The problem
Skip all pictures, then copy the lines from the start of the data through the line with "from matplotlib.ticker import", keeping both ends.

Data provided
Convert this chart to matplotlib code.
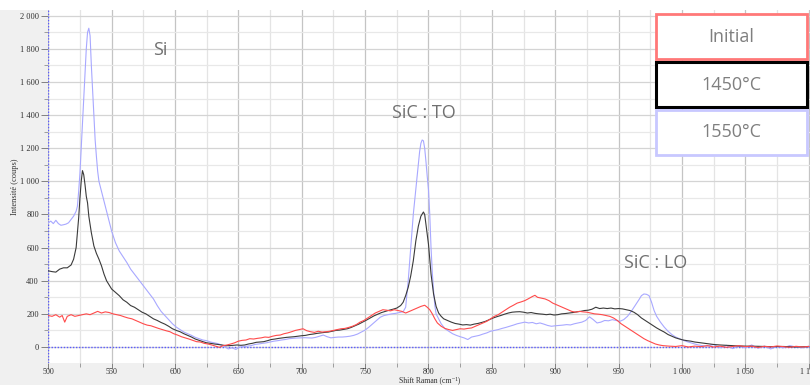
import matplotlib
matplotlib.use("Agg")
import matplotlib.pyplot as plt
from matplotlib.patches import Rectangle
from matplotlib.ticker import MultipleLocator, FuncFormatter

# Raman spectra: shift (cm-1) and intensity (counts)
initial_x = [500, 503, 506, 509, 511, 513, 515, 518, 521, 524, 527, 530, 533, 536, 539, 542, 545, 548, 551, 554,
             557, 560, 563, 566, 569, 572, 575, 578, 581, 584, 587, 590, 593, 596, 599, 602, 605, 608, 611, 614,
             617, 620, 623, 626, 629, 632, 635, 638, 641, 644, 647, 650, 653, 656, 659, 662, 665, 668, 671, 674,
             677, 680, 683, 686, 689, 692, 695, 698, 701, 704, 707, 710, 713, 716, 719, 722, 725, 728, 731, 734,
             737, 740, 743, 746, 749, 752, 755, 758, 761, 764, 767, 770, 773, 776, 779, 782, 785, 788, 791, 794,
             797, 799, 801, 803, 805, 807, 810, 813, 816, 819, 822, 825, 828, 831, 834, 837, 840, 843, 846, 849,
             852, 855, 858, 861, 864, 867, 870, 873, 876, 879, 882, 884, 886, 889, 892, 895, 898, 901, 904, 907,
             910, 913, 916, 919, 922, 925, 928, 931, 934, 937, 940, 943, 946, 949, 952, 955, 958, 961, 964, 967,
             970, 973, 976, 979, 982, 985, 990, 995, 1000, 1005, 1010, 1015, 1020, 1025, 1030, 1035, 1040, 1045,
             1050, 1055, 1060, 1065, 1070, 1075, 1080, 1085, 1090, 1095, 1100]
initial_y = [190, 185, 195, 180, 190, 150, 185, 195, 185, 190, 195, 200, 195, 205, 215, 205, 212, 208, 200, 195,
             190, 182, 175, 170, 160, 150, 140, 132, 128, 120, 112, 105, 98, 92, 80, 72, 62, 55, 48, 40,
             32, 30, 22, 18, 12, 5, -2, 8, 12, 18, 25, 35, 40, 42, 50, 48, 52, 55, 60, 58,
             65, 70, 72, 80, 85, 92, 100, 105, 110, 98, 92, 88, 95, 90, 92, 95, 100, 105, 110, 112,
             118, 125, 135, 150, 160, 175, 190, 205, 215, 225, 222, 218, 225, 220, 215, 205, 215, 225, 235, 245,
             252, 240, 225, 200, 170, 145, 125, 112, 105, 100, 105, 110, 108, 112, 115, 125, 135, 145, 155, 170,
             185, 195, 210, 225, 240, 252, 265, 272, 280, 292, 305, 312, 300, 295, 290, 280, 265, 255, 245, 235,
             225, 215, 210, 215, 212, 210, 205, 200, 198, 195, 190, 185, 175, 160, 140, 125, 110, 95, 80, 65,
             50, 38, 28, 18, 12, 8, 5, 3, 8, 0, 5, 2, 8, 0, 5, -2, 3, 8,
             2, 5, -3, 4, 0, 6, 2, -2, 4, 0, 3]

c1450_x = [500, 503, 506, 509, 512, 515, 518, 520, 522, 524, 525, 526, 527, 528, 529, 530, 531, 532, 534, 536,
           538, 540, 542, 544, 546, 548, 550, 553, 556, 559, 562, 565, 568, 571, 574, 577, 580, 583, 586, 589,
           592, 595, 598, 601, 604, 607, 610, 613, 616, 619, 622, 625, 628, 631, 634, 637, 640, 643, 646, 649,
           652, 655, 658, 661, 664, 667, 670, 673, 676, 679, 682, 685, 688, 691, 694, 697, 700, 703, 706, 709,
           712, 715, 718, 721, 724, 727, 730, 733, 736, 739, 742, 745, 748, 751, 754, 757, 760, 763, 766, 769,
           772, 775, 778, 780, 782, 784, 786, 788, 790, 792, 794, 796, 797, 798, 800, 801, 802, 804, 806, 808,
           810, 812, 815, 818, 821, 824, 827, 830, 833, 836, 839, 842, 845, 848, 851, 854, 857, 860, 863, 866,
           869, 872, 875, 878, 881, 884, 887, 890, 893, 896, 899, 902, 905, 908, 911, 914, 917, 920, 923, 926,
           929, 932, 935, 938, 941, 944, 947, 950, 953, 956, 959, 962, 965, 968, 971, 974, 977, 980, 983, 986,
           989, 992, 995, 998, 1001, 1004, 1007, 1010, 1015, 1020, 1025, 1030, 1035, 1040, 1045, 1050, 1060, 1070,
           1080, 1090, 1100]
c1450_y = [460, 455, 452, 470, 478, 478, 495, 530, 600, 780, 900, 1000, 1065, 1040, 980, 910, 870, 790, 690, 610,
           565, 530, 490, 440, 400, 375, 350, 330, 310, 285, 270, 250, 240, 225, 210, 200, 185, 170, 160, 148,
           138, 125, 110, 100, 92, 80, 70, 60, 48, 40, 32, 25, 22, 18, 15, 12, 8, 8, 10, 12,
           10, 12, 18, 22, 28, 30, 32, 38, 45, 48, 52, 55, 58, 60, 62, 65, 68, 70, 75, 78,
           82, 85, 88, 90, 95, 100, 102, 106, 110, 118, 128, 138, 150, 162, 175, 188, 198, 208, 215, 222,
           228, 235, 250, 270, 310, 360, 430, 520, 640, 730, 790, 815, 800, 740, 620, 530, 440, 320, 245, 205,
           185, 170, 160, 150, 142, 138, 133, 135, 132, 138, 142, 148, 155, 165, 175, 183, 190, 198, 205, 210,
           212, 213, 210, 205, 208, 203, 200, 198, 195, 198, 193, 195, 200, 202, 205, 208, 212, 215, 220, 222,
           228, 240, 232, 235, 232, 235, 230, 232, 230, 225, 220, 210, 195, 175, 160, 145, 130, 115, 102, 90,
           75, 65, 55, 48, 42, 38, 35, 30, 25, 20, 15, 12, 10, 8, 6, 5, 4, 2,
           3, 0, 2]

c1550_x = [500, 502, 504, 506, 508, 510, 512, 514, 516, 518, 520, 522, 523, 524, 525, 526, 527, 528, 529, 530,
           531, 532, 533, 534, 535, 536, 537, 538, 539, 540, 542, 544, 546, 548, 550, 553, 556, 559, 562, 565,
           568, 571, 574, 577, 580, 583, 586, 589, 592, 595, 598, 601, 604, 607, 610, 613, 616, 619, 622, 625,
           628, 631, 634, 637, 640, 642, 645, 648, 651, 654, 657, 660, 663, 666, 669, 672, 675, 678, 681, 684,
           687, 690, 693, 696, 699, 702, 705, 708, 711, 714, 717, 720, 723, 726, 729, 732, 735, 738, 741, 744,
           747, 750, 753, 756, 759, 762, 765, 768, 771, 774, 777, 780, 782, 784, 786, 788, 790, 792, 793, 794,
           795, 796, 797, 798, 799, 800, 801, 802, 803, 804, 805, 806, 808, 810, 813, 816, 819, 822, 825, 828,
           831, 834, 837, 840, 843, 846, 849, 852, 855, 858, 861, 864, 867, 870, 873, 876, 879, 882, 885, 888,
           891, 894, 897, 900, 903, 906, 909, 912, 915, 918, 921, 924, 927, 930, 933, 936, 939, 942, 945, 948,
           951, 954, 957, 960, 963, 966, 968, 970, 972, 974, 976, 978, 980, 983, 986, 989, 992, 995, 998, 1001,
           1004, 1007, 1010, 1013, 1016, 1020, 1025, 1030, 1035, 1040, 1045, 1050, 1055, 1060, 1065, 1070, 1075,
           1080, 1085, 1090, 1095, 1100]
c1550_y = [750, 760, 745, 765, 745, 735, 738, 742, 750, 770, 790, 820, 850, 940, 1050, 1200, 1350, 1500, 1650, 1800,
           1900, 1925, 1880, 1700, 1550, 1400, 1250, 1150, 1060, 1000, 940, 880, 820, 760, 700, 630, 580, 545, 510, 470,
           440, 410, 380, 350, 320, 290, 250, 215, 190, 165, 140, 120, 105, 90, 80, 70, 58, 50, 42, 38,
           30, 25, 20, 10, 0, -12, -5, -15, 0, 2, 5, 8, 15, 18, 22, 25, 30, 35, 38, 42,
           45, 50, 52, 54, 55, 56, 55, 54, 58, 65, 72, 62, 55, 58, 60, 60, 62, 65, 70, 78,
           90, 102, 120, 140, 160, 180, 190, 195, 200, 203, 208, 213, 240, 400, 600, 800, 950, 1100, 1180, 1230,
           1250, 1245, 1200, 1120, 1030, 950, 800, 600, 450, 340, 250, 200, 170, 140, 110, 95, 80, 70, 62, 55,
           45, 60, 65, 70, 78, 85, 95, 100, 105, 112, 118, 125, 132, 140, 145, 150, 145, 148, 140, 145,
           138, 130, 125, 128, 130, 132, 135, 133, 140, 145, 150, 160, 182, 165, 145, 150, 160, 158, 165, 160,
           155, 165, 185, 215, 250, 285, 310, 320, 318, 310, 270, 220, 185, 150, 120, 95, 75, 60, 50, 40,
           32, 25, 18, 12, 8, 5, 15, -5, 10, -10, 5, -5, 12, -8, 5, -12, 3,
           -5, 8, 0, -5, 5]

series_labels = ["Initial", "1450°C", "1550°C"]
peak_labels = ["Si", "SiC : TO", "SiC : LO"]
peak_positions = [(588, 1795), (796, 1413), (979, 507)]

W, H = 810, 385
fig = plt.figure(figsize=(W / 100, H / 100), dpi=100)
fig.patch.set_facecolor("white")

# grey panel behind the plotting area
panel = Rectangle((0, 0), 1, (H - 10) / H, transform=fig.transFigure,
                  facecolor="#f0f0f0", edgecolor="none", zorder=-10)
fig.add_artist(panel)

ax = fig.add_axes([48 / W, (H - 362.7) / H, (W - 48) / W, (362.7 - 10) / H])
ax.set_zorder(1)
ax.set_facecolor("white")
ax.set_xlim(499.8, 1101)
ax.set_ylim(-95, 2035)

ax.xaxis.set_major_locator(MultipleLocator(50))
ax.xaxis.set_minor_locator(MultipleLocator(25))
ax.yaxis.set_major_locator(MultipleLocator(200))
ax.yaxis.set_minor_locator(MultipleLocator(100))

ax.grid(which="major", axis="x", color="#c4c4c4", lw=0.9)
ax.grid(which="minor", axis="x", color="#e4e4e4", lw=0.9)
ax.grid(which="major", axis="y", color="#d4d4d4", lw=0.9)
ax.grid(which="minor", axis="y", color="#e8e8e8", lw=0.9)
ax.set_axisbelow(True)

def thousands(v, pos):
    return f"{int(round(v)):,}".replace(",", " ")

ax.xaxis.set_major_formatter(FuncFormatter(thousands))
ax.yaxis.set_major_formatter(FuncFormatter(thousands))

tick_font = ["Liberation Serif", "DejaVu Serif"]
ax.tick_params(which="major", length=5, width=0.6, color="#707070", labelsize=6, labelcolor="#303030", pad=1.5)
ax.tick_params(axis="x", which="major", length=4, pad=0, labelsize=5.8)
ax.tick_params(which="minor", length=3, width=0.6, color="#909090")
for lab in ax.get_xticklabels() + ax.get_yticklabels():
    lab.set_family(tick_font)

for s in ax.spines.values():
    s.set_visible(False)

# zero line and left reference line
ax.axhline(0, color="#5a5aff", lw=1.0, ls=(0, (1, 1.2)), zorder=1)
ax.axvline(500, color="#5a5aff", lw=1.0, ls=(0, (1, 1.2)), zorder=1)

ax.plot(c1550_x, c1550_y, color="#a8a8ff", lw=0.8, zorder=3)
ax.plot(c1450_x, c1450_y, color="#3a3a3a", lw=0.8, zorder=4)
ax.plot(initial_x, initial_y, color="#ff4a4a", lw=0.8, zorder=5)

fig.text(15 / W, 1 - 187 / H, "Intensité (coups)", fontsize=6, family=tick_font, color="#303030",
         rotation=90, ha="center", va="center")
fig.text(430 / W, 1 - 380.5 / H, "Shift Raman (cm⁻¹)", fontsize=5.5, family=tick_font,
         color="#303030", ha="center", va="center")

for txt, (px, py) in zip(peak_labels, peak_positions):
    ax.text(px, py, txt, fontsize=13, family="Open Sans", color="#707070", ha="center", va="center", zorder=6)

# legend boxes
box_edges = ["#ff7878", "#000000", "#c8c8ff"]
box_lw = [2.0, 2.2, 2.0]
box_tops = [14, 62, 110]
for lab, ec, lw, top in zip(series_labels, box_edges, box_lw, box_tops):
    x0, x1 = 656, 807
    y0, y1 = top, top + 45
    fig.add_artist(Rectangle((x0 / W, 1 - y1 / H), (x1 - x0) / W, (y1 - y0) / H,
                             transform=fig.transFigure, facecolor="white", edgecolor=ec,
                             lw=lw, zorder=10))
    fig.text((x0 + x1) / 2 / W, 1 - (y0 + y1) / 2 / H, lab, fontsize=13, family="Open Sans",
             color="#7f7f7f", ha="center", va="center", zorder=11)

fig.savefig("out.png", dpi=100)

Answer
Convert this chart to matplotlib code.
import matplotlib
matplotlib.use("Agg")
import matplotlib.pyplot as plt
from matplotlib.patches import Rectangle
from matplotlib.ticker import MultipleLocator, FuncFormatter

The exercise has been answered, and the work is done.